Science is hard

I have two sweeties in school right now pursuing postgraduate degrees related in some way to neuroscience, brain mapping, or brain modeling.

Brain mapping is hard. Really, really, really hard.

It’s not just that there’s a lot of neurons in the brain (though there are–about 100 billion1 or so). It’s not just that they’re wired together in beastly complicated ways, though that, too, is true.

It’s that “beastly complicated” doesn’t even begin to cover it.

This is a drawing of a type of brain cell called a Purkinje cell, taken from a 1918 copy of Gray’s Anatomy. 1918! We’ve known about these things for a long time:

There are a lot of these in your brain, mostly in your voluntary motor control areas. A single Purkinje cell has one axon, which is basically a nerve cell’s output, and as many as 200,000 dendrites, which are basically a nerve cell’s input. Purkinje cells regulate motor control, primarily by inhibiting other neurons from firing. All your motor control is mediated by these brain cells. They’re also hooked into “climbing fibers,” axons from other neurons which pass from the center parts of your brain outward.

At rest, these guys fire regularly, sending inhibitory signals to neurons deeper down. When activated, they fire much more rapidly, more strongly inhibiting downstream neurons. All well and good, but…

…a single Purkinje cell can have two hundred thousand inputs. Read that again so that the pure horror has time to sink in. A single Purkinje cell can have two hundred thousand inputs.

So, if you were to, say, want to map a person’s brain, that would basically mean recording each brain cell and a list of all the other brain cells it links to. If you had 100 brain cells and each one could link to one other cell, you’d have, potentially, 100 links to record. If you had 100 brain cells and each one could link to 10 other cells, you’d have 100 times 10, or 1,000, links to record. If you had 100 brain cells and each could link to 20 other cells, you’d have 100 times 20 links to record.
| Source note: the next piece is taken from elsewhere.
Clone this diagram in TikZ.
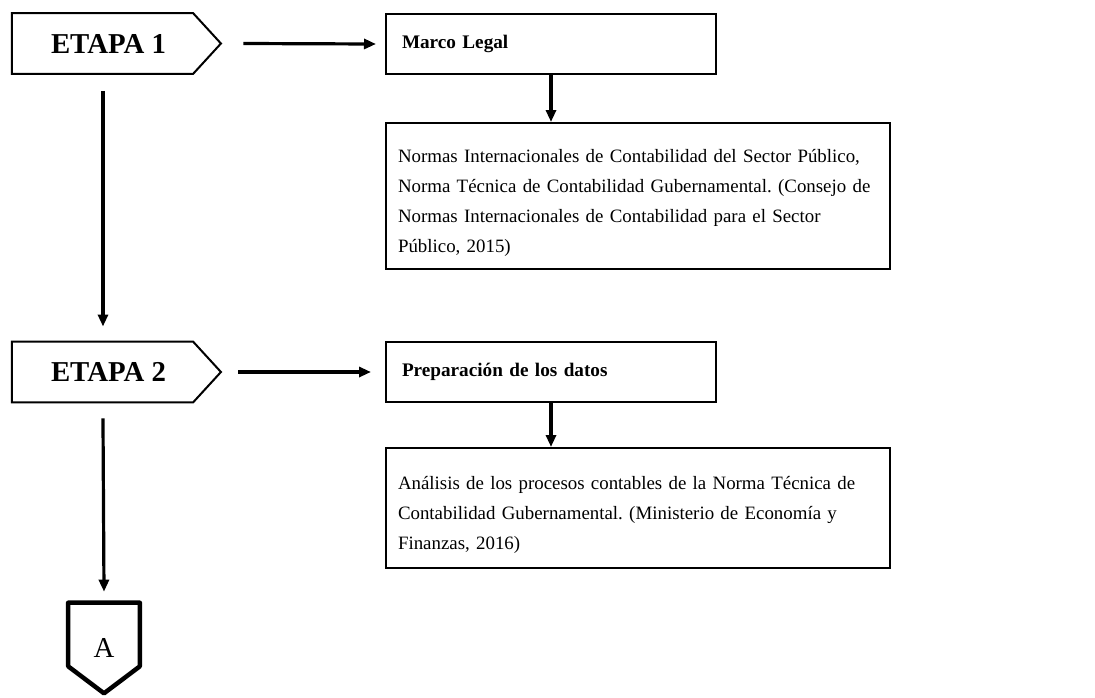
\documentclass[tikz,border=0pt]{standalone}
\usepackage{fontspec}
\setmainfont{Liberation Serif}
\usetikzlibrary{arrows.meta,shapes.symbols}
\frenchspacing

\begin{document}
\begin{tikzpicture}[x=0.625pt,y=-0.625pt,>={Triangle[length=7.5pt,width=6.25pt]},
		etapa/.style={signal, signal to=east, signal pointer angle=95, draw, line width=1.25pt, minimum width=130.6pt, minimum height=38.1pt, inner sep=0pt, font=\fontsize{18}{22}\selectfont\bfseries, execute at begin node={\hspace*{7.5pt}}},
		titulo/.style={draw, line width=1.25pt, minimum width=206.25pt, minimum height=37.5pt, text width=186.25pt, inner xsep=10pt, align=left, font=\fontsize{12}{18.75}\selectfont\bfseries},
		texto/.style={draw, line width=1.25pt, minimum width=315pt, text width=300pt, inner xsep=7.5pt, align=left, font=\fontsize{11.8}{18.75}\selectfont, execute at begin node={\rule{0pt}{17pt}}},
		flecha/.style={->, line width=2pt}]
	\useasboundingbox (0,0) rectangle (1095,697);
	
	\node[etapa] (e1) at (102.5,43.5) {ETAPA 1};
	\node[titulo] (marco) at (551,44) {Marco Legal};
	\node[texto, minimum height=91.25pt] (normas) at (638,196) {Normas Internacionales de Contabilidad del Sector Público,\\
		Norma Técnica de Contabilidad Gubernamental. (Consejo de\\
		Normas Internacionales de Contabilidad para el Sector\\
		Público, 2015)};
	
	\node[etapa] (e2) at (102.5,372) {ETAPA 2};
	\node[titulo] (prep) at (551,372) {Preparación de los datos};
	\node[texto, minimum height=75pt] (analisis) at (638,508) {Análisis de los procesos contables de la Norma Técnica de\\
		Contabilidad Gubernamental. (Ministerio de Economía y\\
		Finanzas, 2016)};
	
	% conector
	\node[minimum width=44.4pt, minimum height=56.25pt, inner sep=0pt, font=\fontsize{18}{22}\selectfont] (conA) at (104,648) {A};
	\draw[line width=2.8pt, line join=round] (conA.north west) -- (conA.north east) -- ([shift={(0,-27)}]conA.south east) -- (conA.south) -- ([shift={(0,-27)}]conA.south west) -- cycle;
	
	\draw[flecha] ([shift={(21,0)}]e1.east) -- ([shift={(-9,0)}]marco.west);
	\draw[flecha] (marco.south) -- (marco.south |- normas.north);
	\draw[flecha] ([shift={(92,16)}]e1.south west) -- ([shift={(92,-14)}]e2.north west);
	
	\draw[flecha] ([shift={(16,0)}]e2.east) -- ([shift={(-14,0)}]prep.west);
	\draw[flecha] (prep.south) -- (prep.south |- analisis.north);
	\draw[flecha] ([shift={(92,15)}]e2.south west) -- ([shift={(0,-11)}]conA.north);
	
\end{tikzpicture}
\end{document}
Makes sense, right?

And if you have 100 billion cells, and each cell can link to 200,000 other cells, you have 100,000,000,000 times 200,000 links to record.
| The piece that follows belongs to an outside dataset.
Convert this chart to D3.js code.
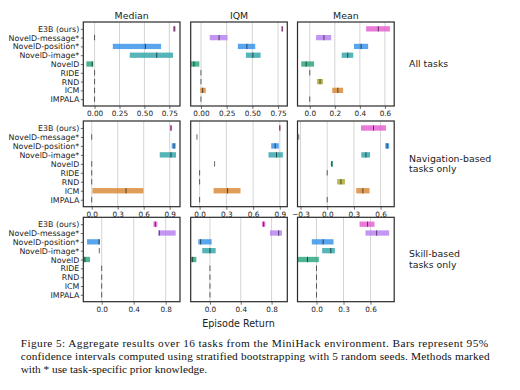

This is a really, really, really big number. This is the kind of number that’s within the same order of magnitude as the number of grains of sand on the entire freaking planet. Imagine tagging, isolating, and recording the relative position of every freaking grain of sand on the entire freaking planet and you’ll start to gain an appreciation of the magnitude of the challenge involved in mapping a human brain.

Even your own DNA doesn’t record this information–it can’t. If you were to dedicate the entire information storage capacity of the entire human genome just to mapping the connections between all your brain cells, you’d fall short by several orders of magnitude. The process of building a brain is dynamic; your DNA only describes the gross physical structure, and then as your brain forms it wires itself up more or less randomly2. That’s why it takes such a long time to make a human brain–a process that isn’t really finished ’til you’re out of puberty3.

Which is very depressing, when you consider just how valuable that model will be. And makes my sweeties all the more amazing, I think.

1 American billion (1×109), not British billion (1×1012).

2 Well, not really randomly,, but not deterministically according to a blueprint either. Each nerve cell sends out dendrites, which hook up with whatever nearby nerve cells they happen to hook up with–a neuron that fails to hook up to any other neurons typically dies. The direction and number of dendrites are determined, in general ways, by your genes, but the specific connections that get made are not. And these connections remain dynamic throughout your entire life; long term memory, for example, appears to be encoded in patterns of connections.

3 Interestingly, most of the late-stage development, that takes place during and just after puberty, is inhibitory. Kinda explains a lot, doncha think?